Hotly debated is the idea of the new pink pill, a Viagra for ladies that could always make her ‘in the mood', as the US Food and Drug Association (FDA) is scheduled to discuss approving the drug on June 18. ( Add precision on Michael Sand's position).

Boehringer Ingelheim, a German pharmaceutical company, is looking for the FDA's stamp approval to start marketing "flibanserin," a drug that will mess with chemicals in a woman's brain to increase her sexual appetite.

Many health professionals, according to the Washington Post are calling for the FDA to deny the drug saying it does no good for women by inventing "fake" disorders (hypoactive sexual desire disorder [HSDD]), harmful side effect and can even prolong unhealthy and abusive relationships.

Similar to the drug company Pfizer's blue pill, known as Viagra, flibanserin's "sexual" benefits are secondary. The original R&D was to create an antidepressant however the papers on current clinical and basic investigation by the scientific body, The American College of Obstetricians and Gynecologists on May 17, include a 24-week long study by Canadian researchers that found "North American premenopausal women with generalized acquired hypoactive sexual desire disorder who received 24 weeks of treatment with flibanserin were more likely to report a meaningful improvement in their condition than women who received placebo." The study was funded by Boehringer Ingelheim. 

The "fake" disorder, or HSDD is loosely defined as a when a female had little or no sexual desire and activity over a period of time and impact her quality of lifestyle. One concern is that the makers are not sure how it works but think it drops the level of serotonin while increasing dopamine and norepinephrine; so far only slight side effects have been noted by Boehringer Ingelheim's head of clinical research, Michael Sand, including, nausea, dizziness and drowsiness.

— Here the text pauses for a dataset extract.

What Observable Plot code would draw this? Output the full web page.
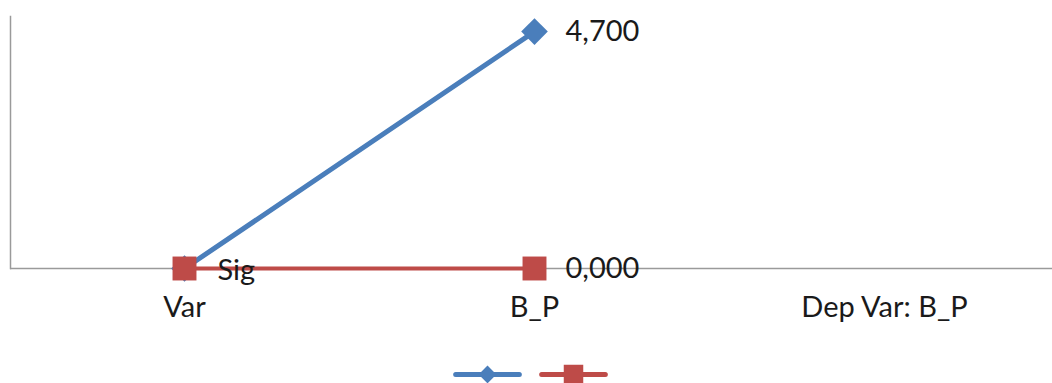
<!DOCTYPE html>
<html>
<head>
<meta charset="utf-8">
<script src="https://cdn.jsdelivr.net/npm/d3@7"></script>
<script src="https://cdn.jsdelivr.net/npm/@observablehq/plot@0.6"></script>
<style>
  html, body { margin: 0; padding: 0; background: #fff; }
  #chart svg { display: block; }
</style>
</head>
<body>
<div id="chart"></div>
<script>
// Categories along the x axis
const categories = ["Var", "B_P", "Dep Var: B_P"];

// Series values (one per category; null = no point)
const seriesNames = ["B", "Sig"];
const blueValues = [0, 4.7, null];
const redValues = [0, 0, null];

// Text labels attached to points (null = numeric value label)
const redTextLabels = ["Sig", null, null];
const blueShowLabel = [false, true, false];
const redShowLabel = [true, true, false];

const colors = {B: "#4a7ebb", Sig: "#be4b48"};
const symbols = {B: "diamond2", Sig: "square"};
const fontFamily = "Lato, 'Open Sans', sans-serif";
const fontSize = 29;
const fmt = v => d3.format(".3f")(v).replace(".", ",");

const rows = [];
categories.forEach((c, i) => {
  if (blueValues[i] != null) rows.push({series: "B", cat: c, value: blueValues[i],
    label: blueShowLabel[i] ? fmt(blueValues[i]) : null, text: false});
  if (redValues[i] != null) rows.push({series: "Sig", cat: c, value: redValues[i],
    label: redShowLabel[i] ? (redTextLabels[i] ?? fmt(redValues[i])) : null,
    text: redTextLabels[i] != null});
});
const blue = rows.filter(d => d.series === "B");
const red = rows.filter(d => d.series === "Sig");

const main = Plot.plot({
  width: 1052,
  height: 340,
  marginLeft: 10,
  marginRight: 0,
  marginTop: 16,
  marginBottom: 72,
  style: {fontFamily, fontSize: fontSize + "px", color: "#1a1a1a", background: "#fff"},
  x: {type: "point", domain: categories, range: [184, 884], padding: 0, label: null},
  y: {domain: [0, 5], axis: null},
  marks: [
    Plot.frame({anchor: "left", stroke: "#9a9a9a", strokeWidth: 1.5}),
    Plot.ruleY([0], {stroke: "#9a9a9a", strokeWidth: 1.5}),
    Plot.axisX({tickSize: 0, tickPadding: 28, fontSize, fill: "#1a1a1a"}),
    Plot.line(blue, {x: "cat", y: "value", stroke: colors.B, strokeWidth: 5}),
    Plot.dot(blue, {x: "cat", y: "value", symbol: symbols.B, r: 12, fill: colors.B, stroke: "none"}),
    Plot.line(red, {x: "cat", y: "value", stroke: colors.Sig, strokeWidth: 4}),
    Plot.dot(red, {x: "cat", y: "value", symbol: symbols.Sig, r: 13.5, fill: colors.Sig, stroke: "none"}),
    // numeric value labels
    Plot.text(rows.filter(d => d.label && !d.text), {x: "cat", y: "value", text: "label",
      dx: 31, dy: 0, textAnchor: "start", fontSize, fill: "#1a1a1a"}),
    // text labels
    Plot.text(rows.filter(d => d.label && d.text), {x: "cat", y: "value", text: "label",
      dx: 33, dy: 2, textAnchor: "start", fontSize, fill: "#1a1a1a"})
  ]
});

// Legend: one swatch (line + marker) per series, no text
const legendItems = seriesNames.map((s, i) => ({series: s, i}));
const legendMarks = [
  Plot.link(legendItems, {x1: d => d.i - 0.37, x2: d => d.i + 0.37, y1: 0, y2: 0,
    stroke: d => colors[d.series], strokeWidth: 5, strokeLinecap: "round"})
];
legendItems.forEach(item => {
  legendMarks.push(Plot.dot([item], {x: "i", y: 0, symbol: symbols[item.series],
    r: item.series === "B" ? 8 : 11, fill: colors[item.series], stroke: "none"}));
});
const legend = Plot.plot({
  width: 1052,
  height: 43,
  margin: 0,
  style: {background: "#fff"},
  x: {domain: [0, 1], range: [487, 573], axis: null},
  y: {domain: [0, 1], range: [34, 0], axis: null},
  marks: legendMarks
});

const chart = document.getElementById("chart");
chart.append(main, legend);
</script>
</body>
</html>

Sand claims, "women deserve options and we're hoping flibanserin may represent a safe and effective option for many women." Whereas fierce opponents to the drugs approval argues, Ray Moynihan, an author and lecturer at the University of Newcastle, Australia, "people think they are sick when they are not. People become patients when they don't need to be." Moynihan's new book Sex, Lies and Pharmaceuticals slated to be released in October.

Leonore Tiefer, a clinical associate professor of psychiatry at the New York University School of Medicine said, "women's desire for sexual emancipation is very worthy. I fear that it's being hijacked by a profit-oriented industry that doesn't really try to understand women and their sexuality."

It will be interesting to see what the FDA decides and if the pink pill will be the next big drug trend.